5 February 2013

why so blue?

I'm feeling a bit nervous today as I've got a meeting with my counsellor this afternoon and I haven't actually done all the things she asked me to do. I have done some of them and I've done stuff that wasn't on her list. But (probably needlessly) I'm now worried about what she's going to say.
 
She's probably not even allowed to be mad at me, as I'm in the early stages of counselling... 
 
There's this overwhelming urge I seem to have to please people. I didn't even fully realise I had it until I started this process of recovery. I don't think it's necessarily a bad thing, but it's a pain when you know you haven't lived up to (your own idea of) other peoples expectations. This is when the voice in my head starts. The negative thoughts that drive me to hide away and pretend the problem will dissolve itself away as if by magic. There are so many things I wish I was stronger about, this is one of them. 
 
You see, that right there, that's me telling myself I'm not good enough. Again. I am trying to be more positive about myself, to focus on what I do well, to stop beating myself up all the time. It's a hard habit to break when you've done it for so long though. And everyone does it. Everyone has those little moments of self doubt where they need a bit of a hand to get over a hurdle. But if you do it all the time it's exhausting and damaging.
 
You know, I'm actually doing it right at this moment. By writing this post I'm avoiding dealing with something else I don't want to deal with.
 
I need to go and drop some stuff off at the Citizens Advice as they've been having a look at this whole "we're going to evict you because your house is untidy" malarkey. But my mum is one of the volunteers and, today, guess where she's working? Now, she knows all about what's going on, she's my mum and she's a lovely person.
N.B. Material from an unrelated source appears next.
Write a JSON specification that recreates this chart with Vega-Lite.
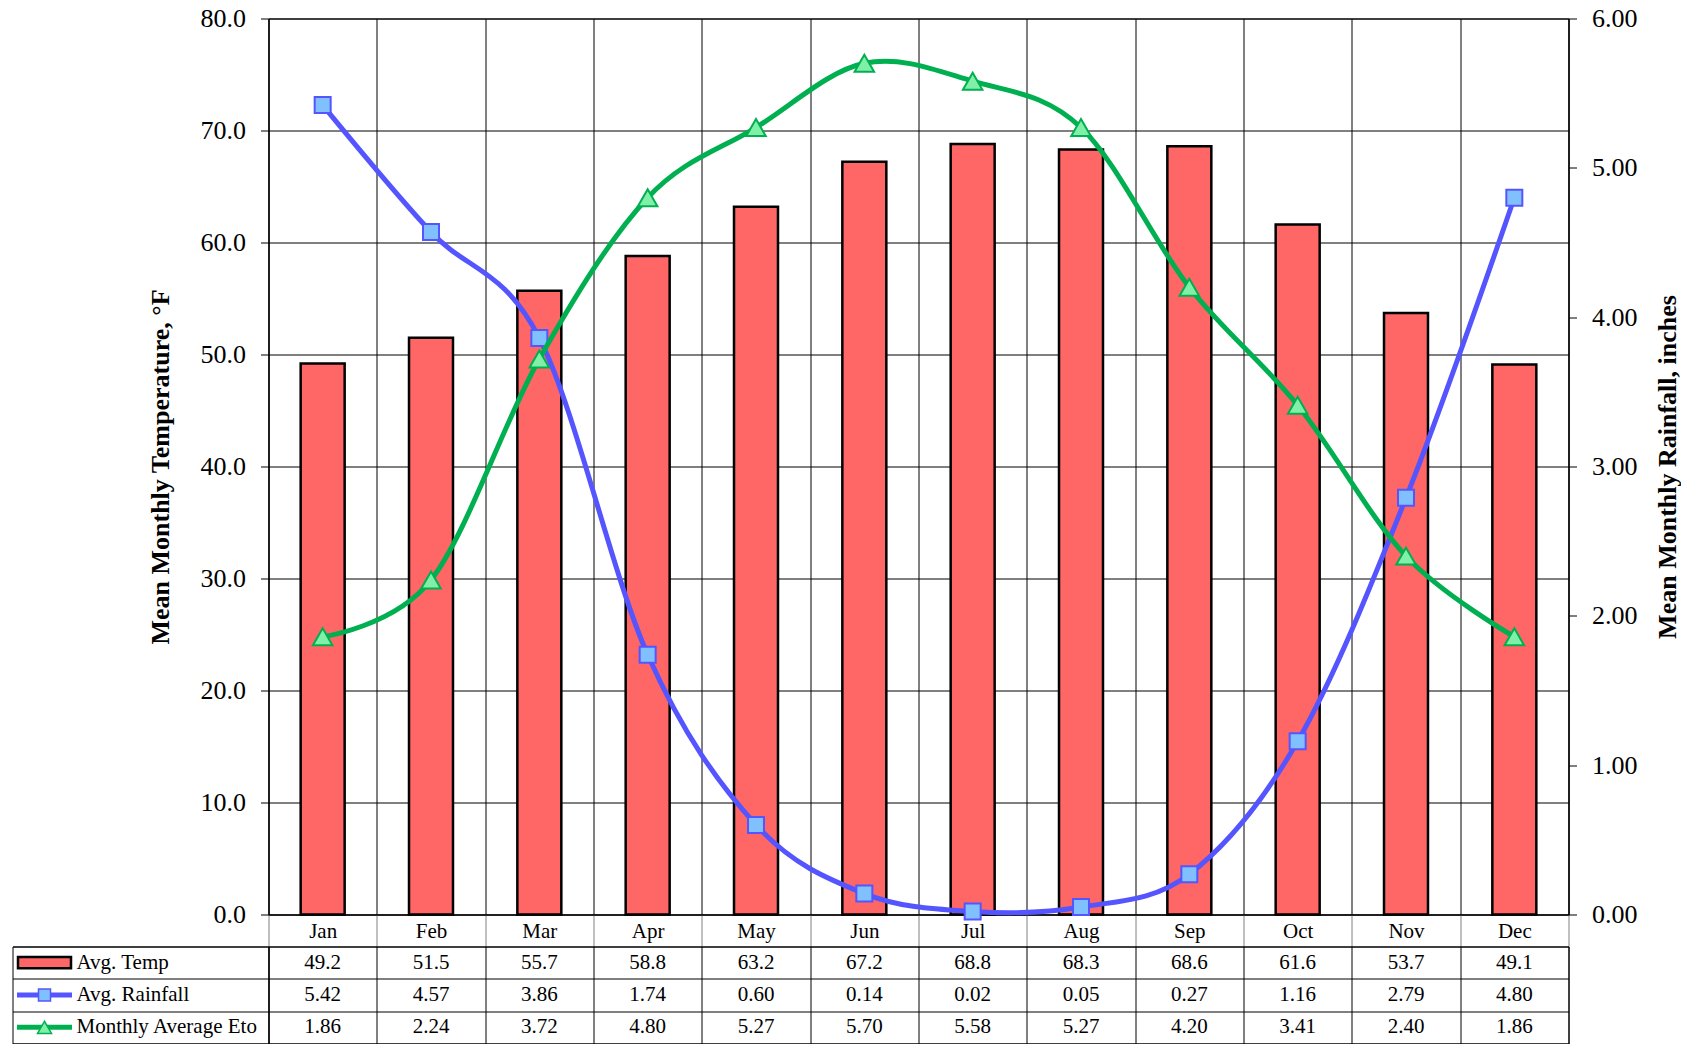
{
  "$schema": "https://vega.github.io/schema/vega-lite/v6.json",
  "background": "white",
  "padding": {"left": 11.5, "top": 4.5, "right": 0, "bottom": 0},
  "config": {
    "font": "Liberation Serif",
    "view": {"stroke": null},
    "axis": {"labelColor": "#000", "titleColor": "#000", "domainColor": "#000", "tickColor": "#000", "gridColor": "#000", "labelFont": "Liberation Serif", "titleFont": "Liberation Serif"},
    "text": {"font": "Liberation Serif", "color": "#000"}
  },
  "datasets": {
    "monthly": [
      {"month": "Jan", "temp": 49.2, "rain": 5.42, "eto": 1.86},
      {"month": "Feb", "temp": 51.5, "rain": 4.57, "eto": 2.24},
      {"month": "Mar", "temp": 55.7, "rain": 3.86, "eto": 3.72},
      {"month": "Apr", "temp": 58.8, "rain": 1.74, "eto": 4.80},
      {"month": "May", "temp": 63.2, "rain": 0.60, "eto": 5.27},
      {"month": "Jun", "temp": 67.2, "rain": 0.14, "eto": 5.70},
      {"month": "Jul", "temp": 68.8, "rain": 0.02, "eto": 5.58},
      {"month": "Aug", "temp": 68.3, "rain": 0.05, "eto": 5.27},
      {"month": "Sep", "temp": 68.6, "rain": 0.27, "eto": 4.20},
      {"month": "Oct", "temp": 61.6, "rain": 1.16, "eto": 3.41},
      {"month": "Nov", "temp": 53.7, "rain": 2.79, "eto": 2.40},
      {"month": "Dec", "temp": 49.1, "rain": 4.80, "eto": 1.86}
    ],
    "series": [
      {"series": "Avg. Temp"},
      {"series": "Avg. Rainfall"},
      {"series": "Monthly Average Eto"}
    ]
  },
  "columns": 2,
  "spacing": {"row": 32, "column": 0},
  "bounds": "flush",
  "align": "each",
  "concat": [
    {
      "data": {"values": []},
      "width": 256,
      "height": 896,
      "mark": {"type": "text", "text": ""}
    },
    {
      "data": {"name": "monthly"},
      "width": 1300,
      "height": 896,
      "view": {"stroke": "#000", "strokeWidth": 1},
      "encoding": {
        "x": {
          "field": "month", "type": "ordinal", "title": null,
          "scale": {"type": "band", "domain": ["Jan","Feb","Mar","Apr","May","Jun","Jul","Aug","Sep","Oct","Nov","Dec"], "paddingInner": 0, "paddingOuter": 0},
          "axis": {"orient": "bottom", "grid": true, "gridColor": "#000", "gridWidth": 1, "tickBand": "extent", "ticks": true, "tickSize": 32, "tickColor": "#808080", "tickWidth": 1, "domain": true, "domainColor": "#000", "labelFontSize": 21, "labelAngle": 0, "labelBaseline": "middle", "labelPadding": -15.3, "labelColor": "#000"}
        }
      },
      "layer": [
        {
          "mark": {"type": "bar", "width": {"band": 0.406}, "fill": "#FF6666", "stroke": "#000", "strokeWidth": 2.5},
          "encoding": {
            "y": {
              "field": "temp", "type": "quantitative",
              "scale": {"domain": [0, 80], "nice": false},
              "title": "Mean Monthly Temperature, °F",
              "axis": {"orient": "left", "values": [0, 10, 20, 30, 40, 50, 60, 70, 80], "format": ".1f", "grid": true, "gridColor": "#000", "gridWidth": 1, "tickSize": 8, "tickColor": "#000", "domainColor": "#000", "labelFontSize": 26, "labelPadding": 15, "titleFontSize": 26, "titleFontWeight": "bold", "titlePadding": 27}
            }
          }
        },
        {
          "layer": [
            {
              "mark": {"type": "line", "interpolate": "cardinal", "color": "#5555FF", "strokeWidth": 5},
              "encoding": {
                "y": {"field": "rain", "type": "quantitative", "scale": {"domain": [0, 6], "nice": false}, "title": "Mean Monthly Rainfall, inches",
                  "axis": {"orient": "right", "values": [0, 1, 2, 3, 4, 5, 6], "format": ".2f", "grid": false, "tickSize": 8, "tickColor": "#000", "domainColor": "#000", "labelFontSize": 26, "labelPadding": 15, "titleFontSize": 26, "titleFontWeight": "bold", "titleAngle": 270, "titleBaseline": "top", "titlePadding": 17}}
              }
            },
            {
              "mark": {"type": "point", "shape": "square", "size": 256, "filled": true, "fill": "#80C0FF", "stroke": "#5555FF", "strokeWidth": 2, "opacity": 1},
              "encoding": {
                "y": {"field": "rain", "type": "quantitative", "scale": {"domain": [0, 6], "nice": false}, "title": "Mean Monthly Rainfall, inches"}
              }
            },
            {
              "mark": {"type": "line", "interpolate": "cardinal", "color": "#00B050", "strokeWidth": 5},
              "encoding": {
                "y": {"field": "eto", "type": "quantitative", "scale": {"domain": [0, 6], "nice": false}, "title": "Mean Monthly Rainfall, inches"}
              }
            },
            {
              "mark": {"type": "point", "shape": "triangle-up", "size": 380, "filled": true, "fill": "#80F0A8", "stroke": "#00B050", "strokeWidth": 2, "opacity": 1},
              "encoding": {
                "y": {"field": "eto", "type": "quantitative", "scale": {"domain": [0, 6], "nice": false}, "title": "Mean Monthly Rainfall, inches"}
              }
            }
          ]
        }
      ],
      "resolve": {"scale": {"y": "independent"}}
    },
    {
      "data": {"name": "series"},
      "width": 256,
      "height": 97,
      "view": {"stroke": "#000", "strokeWidth": 1},
      "encoding": {
        "y": {
          "field": "series", "type": "nominal", "title": null,
          "scale": {"type": "band", "domain": ["Avg. Temp", "Avg. Rainfall", "Monthly Average Eto"], "paddingInner": 0, "paddingOuter": 0},
          "axis": {"grid": true, "gridColor": "#000", "tickBand": "extent", "labels": false, "ticks": false, "domain": false}
        }
      },
      "layer": [
        {
          "transform": [{"filter": "datum.series === 'Avg. Temp'"}],
          "mark": {"type": "point", "shape": "M-1,-0.21H1V0.21H-1Z", "size": 2809, "filled": true, "fill": "#FF6666", "stroke": "#000", "strokeWidth": 2.5, "opacity": 1},
          "encoding": {"x": {"datum": "a", "type": "nominal", "scale": {"type": "band", "domain": ["a", "b", "c", "d"], "paddingInner": 0, "paddingOuter": 0}, "axis": null}}
        },
        {
          "transform": [{"filter": "datum.series === 'Avg. Rainfall'"}],
          "mark": {"type": "point", "shape": "M-1,-0.09H1V0.09H-1Z", "size": 3025, "filled": true, "fill": "#5555FF", "strokeWidth": 0, "opacity": 1},
          "encoding": {"x": {"datum": "a", "type": "nominal", "scale": {"type": "band", "domain": ["a", "b", "c", "d"], "paddingInner": 0, "paddingOuter": 0}, "axis": null}}
        },
        {
          "transform": [{"filter": "datum.series === 'Avg. Rainfall'"}],
          "mark": {"type": "point", "shape": "square", "size": 144, "filled": true, "fill": "#80C0FF", "stroke": "#5555FF", "strokeWidth": 1.5, "opacity": 1},
          "encoding": {"x": {"datum": "a", "type": "nominal", "scale": {"type": "band", "domain": ["a", "b", "c", "d"], "paddingInner": 0, "paddingOuter": 0}, "axis": null}}
        },
        {
          "transform": [{"filter": "datum.series === 'Monthly Average Eto'"}],
          "mark": {"type": "point", "shape": "M-1,-0.09H1V0.09H-1Z", "size": 3025, "filled": true, "fill": "#00B050", "strokeWidth": 0, "opacity": 1},
          "encoding": {"x": {"datum": "a", "type": "nominal", "scale": {"type": "band", "domain": ["a", "b", "c", "d"], "paddingInner": 0, "paddingOuter": 0}, "axis": null}}
        },
        {
          "transform": [{"filter": "datum.series === 'Monthly Average Eto'"}],
          "mark": {"type": "point", "shape": "triangle-up", "size": 196, "filled": true, "fill": "#80F0A8", "stroke": "#00B050", "strokeWidth": 1.5, "opacity": 1},
          "encoding": {"x": {"datum": "a", "type": "nominal", "scale": {"type": "band", "domain": ["a", "b", "c", "d"], "paddingInner": 0, "paddingOuter": 0}, "axis": null}}
        },
        {
          "mark": {"type": "text", "align": "left", "baseline": "middle", "fontSize": 21, "color": "#000"},
          "encoding": {
            "x": {"datum": "b", "type": "nominal", "bandPosition": 0, "scale": {"type": "band", "domain": ["a", "b", "c", "d"], "paddingInner": 0, "paddingOuter": 0}, "axis": null},
            "text": {"field": "series", "type": "nominal"}
          }
        }
      ]
    },
    {
      "data": {"name": "monthly"},
      "width": 1300,
      "height": 97,
      "view": {"stroke": "#000", "strokeWidth": 1},
      "encoding": {
        "x": {
          "field": "month", "type": "ordinal", "title": null,
          "scale": {"type": "band", "domain": ["Jan","Feb","Mar","Apr","May","Jun","Jul","Aug","Sep","Oct","Nov","Dec"], "paddingInner": 0, "paddingOuter": 0},
          "axis": {"grid": true, "gridColor": "#000", "tickBand": "extent", "labels": false, "ticks": false, "domain": false}
        }
      },
      "layer": [
        {
          "mark": {"type": "text", "baseline": "middle", "fontSize": 21, "color": "#000"},
          "encoding": {
            "y": {"datum": "Avg. Temp", "type": "nominal", "title": null,
              "scale": {"type": "band", "domain": ["Avg. Temp", "Avg. Rainfall", "Monthly Average Eto"], "paddingInner": 0, "paddingOuter": 0},
              "axis": {"grid": true, "gridColor": "#000", "tickBand": "extent", "labels": false, "ticks": false, "domain": false}},
            "text": {"field": "temp", "type": "quantitative", "format": ".1f"}
          }
        },
        {
          "mark": {"type": "text", "baseline": "middle", "fontSize": 21, "color": "#000"},
          "encoding": {
            "y": {"datum": "Avg. Rainfall", "type": "nominal", "title": null},
            "text": {"field": "rain", "type": "quantitative", "format": ".2f"}
          }
        },
        {
          "mark": {"type": "text", "baseline": "middle", "fontSize": 21, "color": "#000"},
          "encoding": {
            "y": {"datum": "Monthly Average Eto", "type": "nominal", "title": null},
            "text": {"field": "eto", "type": "quantitative", "format": ".2f"}
          }
        }
      ]
    }
  ]
}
But I just don't want her to be the person that is helping me with this (and before you ask, no, it's not against their policy for volunteers to help their family members). I'd much rather the anonymity of a stranger. It's weirding me out. It's me doing this again though, as I don't need to see an adviser really, just to drop things off. She's likely to be busy with someone else and therefore I won't even see her at all. But I'm finding excuses again.
 
So basically today is going to be crappy because I am avoiding things in my own inimitable syle. Joy. 
I am slowly working myself to a standstill and then I will be worse off (again). So I'm off to the CAB where I'm probably not even going to see my mum and then I'm going to the counsellor. 
 
Oh, and I get to go to my new craft group after I've collected madam from nursery :-) 
 
There is always a good point if you look for it hard enough!